U.S. Meat Export Federation says there are many questions still to be answered regarding Prop 12


With California on an aggressive timeline to implement the Farm Animal Confinement Initiative — more commonly known as Prop 12 — requirements by July 1, 2023 the United States pork industry is still reeling with questions regarding the details of verification, logistics, and supply.

Last week, we heard from the Canadian Pork Council on concerns about trade access, and whether this was an unintentional non-tariff trade barrier. Currently, Canada is the leading supplier of pork to the U.S., followed by Europe, and Mexico. With Prop 12’s new requirements regarding sow housing, the question arises: Will these imported products need to comply as well?

To follow up on those questions, Chip Flory, host of AgriTalk, was joined by Erin Borror, economist with the U.S. Meat Export Federation (USMEF).

Borror emphasized that Canada and other exporters would have to meet the production requirements of Prop 12. While some Canadian producers may already be Prop 12 compliant, without proper audits and verification, there’s a lot of uncertainty as to where they would stand in this equation.
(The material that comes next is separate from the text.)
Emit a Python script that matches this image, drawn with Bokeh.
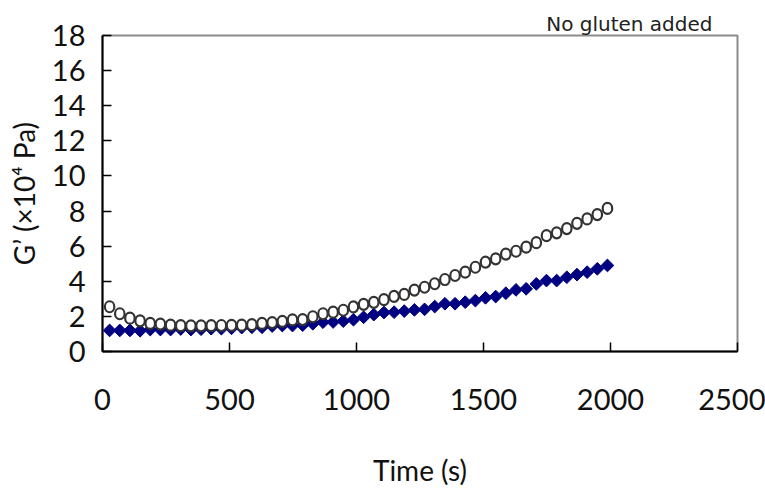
from bokeh.plotting import figure
from bokeh.models import Range1d, FixedTicker, Title
from bokeh.embed import file_html
from bokeh.resources import INLINE
import math

# Sampling times (s)
time_s = [28, 68, 108, 148, 188, 228, 268, 308, 348, 388,
          428, 468, 508, 548, 588, 628, 668, 708, 748, 788,
          828, 868, 908, 948, 988, 1028, 1068, 1108, 1148, 1188,
          1228, 1268, 1308, 1348, 1388, 1428, 1468, 1508, 1548, 1588,
          1628, 1668, 1708, 1748, 1788, 1828, 1868, 1908, 1948, 1988]

# G' (x10^4 Pa), open circles
g_circle = [2.55, 2.15, 1.90, 1.75, 1.60, 1.56, 1.50, 1.47, 1.46, 1.46,
            1.47, 1.48, 1.49, 1.50, 1.53, 1.60, 1.65, 1.72, 1.80, 1.82,
            1.98, 2.15, 2.24, 2.35, 2.54, 2.69, 2.80, 2.95, 3.14, 3.25,
            3.50, 3.66, 3.86, 4.10, 4.33, 4.52, 4.80, 5.09, 5.28, 5.55,
            5.71, 5.94, 6.20, 6.60, 6.76, 7.00, 7.30, 7.55, 7.80, 8.15]

# G' (x10^4 Pa), filled diamonds
g_diamond = [1.20, 1.20, 1.20, 1.18, 1.25, 1.25, 1.25, 1.28, 1.25, 1.27,
             1.30, 1.30, 1.32, 1.36, 1.38, 1.38, 1.45, 1.48, 1.48, 1.50,
             1.58, 1.67, 1.68, 1.73, 1.81, 1.95, 2.10, 2.22, 2.24, 2.30,
             2.37, 2.40, 2.56, 2.72, 2.72, 2.81, 2.90, 3.06, 3.13, 3.32,
             3.51, 3.57, 3.85, 4.04, 4.04, 4.23, 4.38, 4.52, 4.71, 4.90]

x_ticks = [0, 500, 1000, 1500, 2000, 2500]
y_ticks = [0, 2, 4, 6, 8, 10, 12, 14, 16, 18]

FONT = "Lato"

p = figure(width=765, height=504, output_backend="svg", toolbar_location=None,
           x_range=Range1d(0, 2500), y_range=Range1d(0, 18),
           min_border_left=102, min_border_right=28,
           min_border_top=35, min_border_bottom=153)

p.grid.visible = False
p.outline_line_color = "#8c8c8c"
p.outline_line_width = 2
p.background_fill_color = "white"
p.border_fill_color = "white"

# sample description above the top-right of the plot area
p.add_layout(Title(text="No gluten added", align="right", offset=25,
                   text_font="DejaVu Sans", text_font_size="20px",
                   text_font_style="normal", text_color="#222222",
                   standoff=0), "above")

for ax in (p.xaxis[0], p.yaxis[0]):
    ax.axis_line_color = "black"
    ax.axis_line_width = 2
    ax.major_tick_line_color = "black"
    ax.major_tick_line_width = 1.5
    ax.major_tick_in = 9
    ax.major_tick_out = 0
    ax.minor_tick_line_color = None
    ax.major_label_text_font = FONT
    ax.major_label_text_font_size = "29px"
    ax.major_label_text_color = "#111111"
    ax.axis_label_text_font = FONT
    ax.axis_label_text_font_size = "28px"
    ax.axis_label_text_font_style = "normal"
    ax.axis_label_text_color = "#111111"

p.xaxis[0].ticker = FixedTicker(ticks=x_ticks)
p.yaxis[0].ticker = FixedTicker(ticks=y_ticks)
p.xaxis[0].major_label_standoff = 37
p.xaxis[0].axis_label = "Time (s)"
p.xaxis[0].axis_label_standoff = 40
p.yaxis[0].major_label_standoff = 17
p.yaxis[0].axis_label = "G\u2019 (\u00d710\u2074 Pa)"
p.yaxis[0].axis_label_standoff = 8

# filled navy diamonds
p.scatter(time_s, g_diamond, marker="square", size=9, angle=math.pi / 4,
          fill_color="#000080", line_color="#000080", line_width=1)

# open circles
p.ellipse(time_s, g_circle, width=9.5, height=11, width_units="screen",
          height_units="screen", fill_color="white", line_color="#333333",
          line_width=2.2)

open("out.html", "w").write(file_html(p, INLINE))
This may make it necessary that the California Department of Food and Agriculture audits foreign farms — which would be an unprecedented and complex undertaking, to say the least. Furthermore, these new standards aren’t a United States Department of Agriculture (USDA) requirement — making import regulations even more hazy.

“It’s strange to be auditing in California, but auditing foreign farms, and how it actually operates… it’s sometimes we’ve never had before,” explains Borror.

The question also remains on labeling of product, auditing standards, verification of paperwork, and impacts of meat currently in cold storage. As Borror explained in the interview linked above, we’re in uncharted territory with Prop 12.

“It not only alters the landscape of domestic animal agriculture, but also upends the norms of international trade in meat products, forcing us to confront a slew of new, complex questions,” she notes.